The only thing I’m brave enough to try is hitting up a co-worker at my part-time job at a clothing store nearby.   Surely someone will loan me $20 for an hour. As soon as I spill out my predicament, Amy, the manager reaches for her wallet. A customer overheard the story and started to fish around in her purse when Amy came through. God I love this community! I grabbed to-go sandwiches at Chow restaurant across the way. At least the organic chicken and pesto with hot peppers sandwich is a little different from my home menu. Crisis averted.
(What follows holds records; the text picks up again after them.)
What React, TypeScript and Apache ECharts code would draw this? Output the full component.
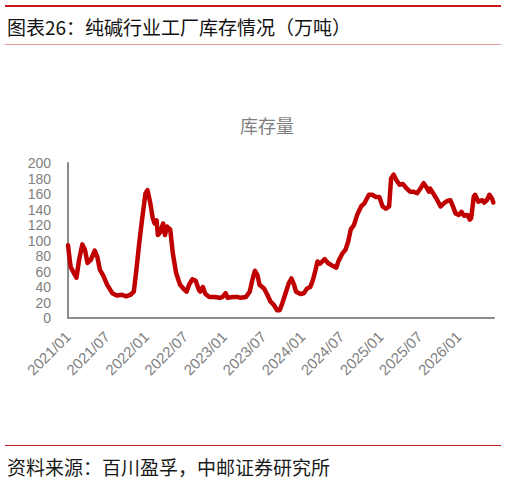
import React, { useEffect, useRef } from "react";
import * as echarts from "echarts";

// months since 2021/01
const months = [
  0, 0.4, 0.9, 1.3, 1.7, 2.2, 2.6, 3.0, 3.5, 4.1, 4.5, 4.9, 5.4, 6.0, 6.8, 7.5, 8.3, 8.9, 9.6,
  10.1, 10.5, 10.9, 11.4, 11.9, 12.2, 12.6, 13.0, 13.3, 13.6, 13.8, 14.2, 14.6, 14.9, 15.2, 15.7,
  16.1, 16.6, 17.2, 17.7, 18.2, 18.6, 19.1, 19.6, 20.1, 20.3, 20.7, 21.1, 21.7, 22.5, 23.3, 23.7,
  24.2, 24.5, 25.3, 26.1, 26.5, 27.3, 27.9, 28.3, 28.7, 29.1, 29.4, 30.1, 30.6, 31.1, 31.6, 32.1,
  32.5, 32.9, 33.4, 33.9, 34.3, 34.7, 35.0, 35.7, 36.2, 36.7, 37.2, 37.6, 38.0, 38.3, 38.7, 39.4,
  39.9, 40.7, 41.2, 41.5, 42.1, 42.6, 43.0, 43.4, 43.9, 44.4, 45.0, 45.5, 46.2, 46.7, 47.3, 47.8,
  48.3, 48.8, 49.3, 49.6, 50.0, 50.4, 50.9, 51.4, 51.9, 52.5, 53.0, 53.6, 54.1, 54.6, 55.0, 55.4,
  55.6, 56.2, 56.7, 57.2, 57.7, 58.2, 58.7, 59.1, 59.5, 60.0, 60.4, 60.8, 61.3, 61.7, 61.9, 62.3,
  62.5, 63.0, 63.6, 63.9, 64.3, 64.7, 65.1, 65.3,
];

// 工厂库存（万吨）
const inventory = [
  94, 66, 58, 52, 75, 95, 88, 71, 75, 87, 79, 62, 55, 43, 32, 29, 30, 28, 30,
  34, 62, 94, 129, 161, 165, 150, 129, 122, 126, 107, 111, 122, 107, 118, 114,
  83, 58, 43, 38, 34, 43, 50, 48, 36, 34, 40, 31, 27, 27, 26, 27,
  32, 26, 27, 27, 26, 27, 34, 49, 61, 55, 43, 38, 30, 21, 17, 10,
  10, 19, 32, 45, 51, 43, 34, 31, 32, 38, 40, 49, 62, 73, 70, 76,
  71, 67, 65, 73, 83, 88, 98, 114, 120, 133, 144, 148, 159, 159, 156, 156,
  144, 141, 144, 180, 185, 178, 172, 173, 168, 163, 163, 161, 167, 174, 169, 163,
  167, 159, 152, 144, 148, 151, 152, 144, 135, 133, 137, 132, 133, 127, 129, 157,
  159, 150, 152, 149, 152, 159, 154, 149,
];

const tickLabels = [
  "2021/01", "2021/07", "2022/01", "2022/07", "2023/01", "2023/07",
  "2024/01", "2024/07", "2025/01", "2025/07", "2026/01",
];

const headerTitle = "图表26：纯碱行业工厂库存情况（万吨）";
const chartTitle = "库存量";
const sourceText = "资料来源：百川盈孚，中邮证券研究所";

export default function App() {
  const ref = useRef<HTMLDivElement>(null);
  useEffect(() => {
    if (!ref.current) return;
    const chart = echarts.init(ref.current, null, { renderer: "svg" });
    const cjk = '"Noto Sans CJK SC", "Noto Sans", sans-serif';
    chart.setOption({
      animation: false,
      backgroundColor: "#ffffff",
      grid: { left: 68, right: 12, top: 163, bottom: 162, containLabel: false },
      xAxis: {
        type: "value",
        min: 0,
        max: 65.4,
        interval: 6,
        splitLine: { show: false },
        axisTick: { show: false },
        axisLine: { show: true, onZero: false, lineStyle: { color: "#8c8c8c", width: 2 } },
        axisLabel: {
          rotate: 45,
          margin: 16,
          hideOverlap: false,
          showMaxLabel: false,
          color: "#7f7f7f",
          fontSize: 15,
          fontFamily: '"Liberation Sans", Arial, sans-serif',
          formatter: (v: number) => {
            const i = Math.round(v / 6);
            return Math.abs(v - i * 6) < 1e-6 && i < tickLabels.length ? tickLabels[i] : "";
          },
        },
      },
      yAxis: {
        type: "value",
        min: 0,
        max: 200,
        interval: 20,
        splitLine: { show: false },
        axisTick: { show: false },
        axisLine: { show: true, lineStyle: { color: "#8c8c8c", width: 2 } },
        axisLabel: {
          margin: 17,
          color: "#7f7f7f",
          fontSize: 14,
          fontFamily: '"Liberation Sans", Arial, sans-serif',
        },
      },
      series: [
        {
          type: "line",
          data: months.map((m, i) => [m, inventory[i]]),
          showSymbol: false,
          symbol: "none",
          lineStyle: { color: "#c00000", width: 4.5, join: "round", cap: "round" },
          z: 3,
        },
      ],
      graphic: [
        { type: "rect", shape: { x: 5, y: 5, width: 496, height: 2 }, style: { fill: "#c8161d" } },
        {
          type: "text",
          x: 7,
          y: 26,
          style: {
            text: headerTitle,
            fill: "#111111",
            fontSize: 19,
            fontFamily: cjk,
            verticalAlign: "middle",
            textAlign: "left",
          },
        },
        { type: "rect", shape: { x: 5, y: 44, width: 496, height: 1 }, style: { fill: "#e29a9a" } },
        {
          type: "text",
          x: 267,
          y: 125,
          style: {
            text: chartTitle,
            fill: "#7f7f7f",
            fontSize: 18,
            fontFamily: cjk,
            verticalAlign: "middle",
            textAlign: "center",
          },
        },
        { type: "rect", shape: { x: 5, y: 445, width: 496, height: 1 }, style: { fill: "#b52025" } },
        {
          type: "text",
          x: 7,
          y: 466,
          style: {
            text: sourceText,
            fill: "#1a1a1a",
            fontSize: 19,
            fontFamily: cjk,
            verticalAlign: "middle",
            textAlign: "left",
          },
        },
      ],
    });
    return () => chart.dispose();
  }, []);
  return (
    <div
      ref={ref}
      style={{ position: "fixed", left: 0, top: 0, width: 506, height: 480, background: "#fff" }}
    />
  );
}
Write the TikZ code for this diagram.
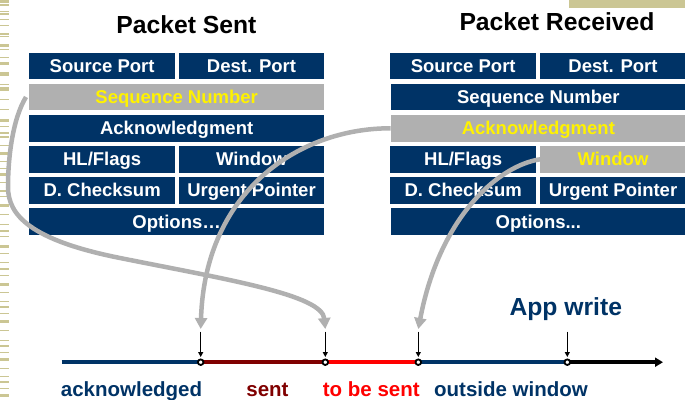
\documentclass[tikz,border=0pt]{standalone}
\usepackage{fontspec}
\setmainfont{Liberation Sans}
\usetikzlibrary{arrows.meta}
\definecolor{navy}{RGB}{0,51,102}
\definecolor{darkred}{RGB}{128,0,0}
\definecolor{khaki}{RGB}{203,198,148}
\definecolor{boxgray}{RGB}{176,176,176}
\definecolor{curvegray}{RGB}{176,176,176}
\begin{document}
\begin{tikzpicture}[x=1pt,y=-1pt,
  cell/.style={fill=navy, text=white, inner sep=0pt, outer sep=0pt, text height=13.3pt, text depth=0pt, minimum height=26.6pt, font=\fontsize{18.5}{20}\selectfont\bfseries},
  hcell/.style={cell, fill=boxgray, text=yellow},
  half/.style={minimum width=145.5pt},
  full/.style={minimum width=295.3pt},
  title/.style={anchor=base, inner sep=0pt, font=\fontsize{24.7}{26}\selectfont\bfseries},
  lbl/.style={anchor=base, inner sep=0pt, font=\fontsize{20.5}{22}\selectfont\bfseries},
  seg/.style={line width=4pt},
  dot/.style={circle, draw=black, fill=white, line width=1.8pt, inner sep=0pt, minimum size=5.6pt},
  tick/.style={line width=1.2pt, -{Triangle[length=5pt,width=5pt]}, shorten >=1.5pt},
  link/.style={draw=curvegray, line width=4.5pt, -{Triangle[length=11pt,width=12pt]}}
]
\useasboundingbox (0,0) rectangle (685,399);
\fill[white] (0,0) rectangle (685,399);

% decorative stripes
\foreach \y/\h in {0/3,4/1.5,11/1,13/2,19/1,25/1,33/1.5,36/1,44/3,49/1,57/1,62/3,72/4,84/1,87/4,99/1,109/1,119/3,126/1,132/2,136/1.5,145/1,152/3,161/1,168/1,173/3,182/1,190/2,196/1,204/3,214/1,224/1,230/2,236/1,245/3,253/1,262/1,268/2,275/1,283/3,292/1,301/1,306/2,313/1,320/3,330/1,340/1,345/2,352/1,358/3,368/1,376/1,381/2,388/1,394/3}
  \fill[khaki] (0,\y) rectangle (9.3,{\y+\h});
\fill[khaki] (569,0) rectangle (685,8.3);

% titles
\node[title] (tsent) at (186.4,33) {Packet Sent};
\node[title] (trecv) at (557,30.7) {Packet Received};

% left packet
\node[cell, half] (lsrc) at (102.15,66) {Source Port};
\node[cell, half] (ldst) at (251.5,66) {Dest. Port};
\node[hcell, full] (lseq) at (176.65,97) {Sequence Number};
\node[cell, full] (lack) at (176.65,128.3) {Acknowledgment};
\node[cell, half] (lhl) at (102.15,159.3) {HL/Flags};
\node[cell, half] (lwin) at (251.5,159.3) {Window};
\node[cell, half] (lchk) at (102.15,190.3) {D. Checksum};
\node[cell, half] (lurg) at (251.5,190.3) {Urgent Pointer};
\node[cell, full] (lopt) at (176.65,221.7) {Options…};

% right packet
\node[cell, half] (rsrc) at (463.2,66) {Source Port};
\node[cell, half] (rdst) at (613,66) {Dest. Port};
\node[cell, full] (rseq) at (538.35,97) {Sequence Number};
\node[hcell, full] (rack) at (538.35,128.3) {Acknowledgment};
\node[cell, half] (rhl) at (463.2,159.3) {HL/Flags};
\node[hcell, half] (rwin) at (613,159.3) {Window};
\node[cell, half] (rchk) at (463.2,190.3) {D. Checksum};
\node[cell, half] (rurg) at (613,190.3) {Urgent Pointer};
\node[cell, full] (ropt) at (538.35,221.7) {Options...};

% timeline
\coordinate (t0) at (61.7,362.2);
\coordinate (t1) at (200.7,362.2);
\coordinate (t2) at (325.3,362.2);
\coordinate (t3) at (418.3,362.2);
\coordinate (t4) at (567.3,362.2);
\coordinate (tend) at (663,362.2);
\draw[seg, navy] (t0) -- (t1);
\draw[seg, darkred] (t1) -- (t2);
\draw[seg, red] (t2) -- (t3);
\draw[seg, navy] (t3) -- (t4);
\draw[seg, black, -{Triangle[length=8pt,width=9pt]}] (t4) -- (tend);
\node[dot] (d1) at (t1) {};
\node[dot] (d2) at (t2) {};
\node[dot] (d3) at (t3) {};
\node[dot] (d4) at (t4) {};

% small pointers
\coordinate (a1) at (200.7,331.5);
\coordinate (a2) at (325.3,331.5);
\coordinate (a3) at (418.3,331.5);
\coordinate (a4) at (567.3,331.5);
\draw[tick] (a1) -- (d1);
\draw[tick] (a2) -- (d2);
\draw[tick] (a3) -- (d3);
\draw[tick] (a4) -- (d4);

% labels
\node[title, text=navy] (app) at (565.8,315.3) {App write};
\node[lbl, text=navy] (lab1) at (131.5,396) {acknowledged};
\node[lbl, text=darkred] (lab2) at (267.5,396) {sent};
\node[lbl, text=red] (lab3) at (371.3,396) {to be sent};
\node[lbl, text=navy] (lab4) at (511,396) {outside window};

% mapping curves
\coordinate (g1) at (200.7,329);
\coordinate (g2) at (325.3,329);
\coordinate (g3) at (418.3,329);
\draw[link] ([xshift=-3pt]lseq.west) .. controls (12,120) and (8,160) .. (8,187)
  .. controls (8,215) and (30,240) .. (120,258)
  .. controls (230,280) and (322,295) .. (g2);
\draw[link] (rack.west) .. controls (300,128) and (205,190) .. (g1);
\draw[link] (rwin.west) .. controls (500,165) and (440,215) .. (g3);
\end{tikzpicture}
\end{document}
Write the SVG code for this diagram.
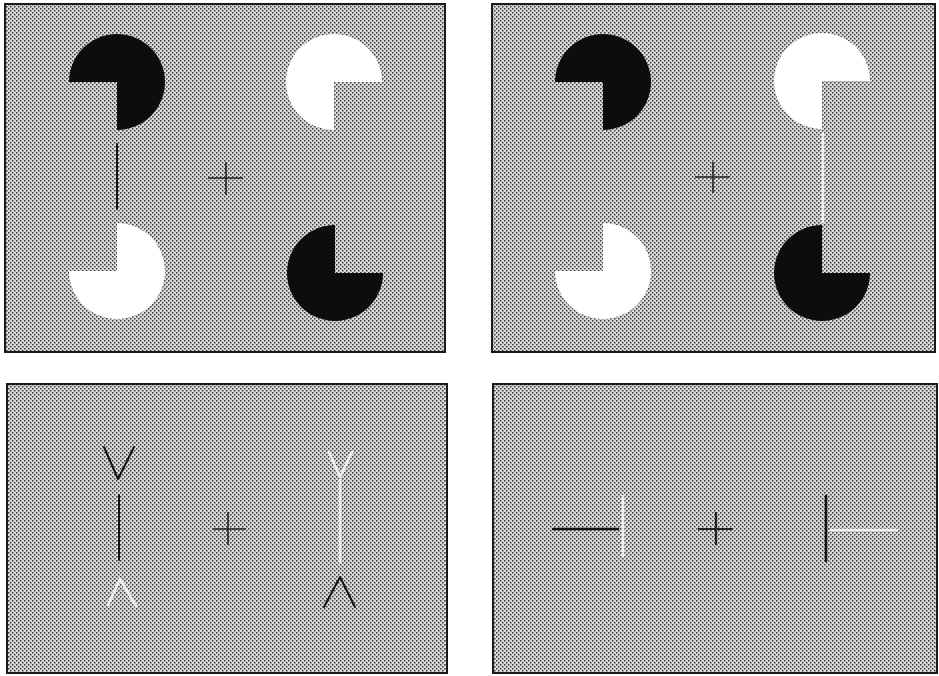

Another time I was caught short at the gym. As I prepped my bike for spin class, I realized I forgot my water bottle. At 5:30 in the morning, nobody at the front desk can give me change for a five so I can buy a bottle of water from the machine—a double Got-Milk moment! I have one dollar but it costs two. So many fellow spinners don’t bring a wallet. Am I missing something? I always carry my wallet out of fear of an auto break-in. It happened eleven times when I lived in the City. As I’ve stated in a previous post, spin class is a disaster without a towel and water. These things cannot be shared and nobody packs extras. I remembered the quarters stashed in the ashtray for parking meters. (Thieves can have my change. No takers yet.) Whew!

Parking Meter safety net.

Parking Meter safety net.

I vowed to never come up short again. The quarters spurred me on to something.  To this day, I have magic money hidden in my car for emergencies-twenty-one dollars to be exact. (Thieves can have this money too.) I’ve only used it once so far. And let me tell you how grateful, relieved and smart I felt when I NEEDED money. I was ready to buy a salad while on lunch break at work when I looked into my purse and of course, remembered my wallet was still in my gym bag, lest I need a water for spin. The irony! My co-workers were ready to bail me out when I realized a solution was waiting for this very moment.

“WAIT! I have magic money in my car!” I exclaim.

“What is magic money,” my co-workers ask me while looking at as if more than water is in my Camelback bottle. I explain my creative solution and they both were slightly impressed. I on the other hand, was elated at my good fortune and smart planning.   It’s like finding a forgotten dollar or a twenty in your jeans pocket and thinking, “I’m so lucky,” only better. After retrieving my money I walked back into the store waving my cash around like a trophy.  I know I can’t buy a ton of groceries with my magic money but I can buy my own lunch.

Magic Money.

Magic Money.

“It’s only good if you pay it back,” one co-worker offered.

The other said, “Oh. I know I wouldn’t remember.”

Right. Good point.  And yeah, I can’t remember to pay it back either—yet.

P.S.  Thieves, if you are actually reading my post, I’m shocked and flattered.  I think. Be forewarned, I hide things really well where not even I can find them.  And, as of this posting, I haven’t put back the money yet.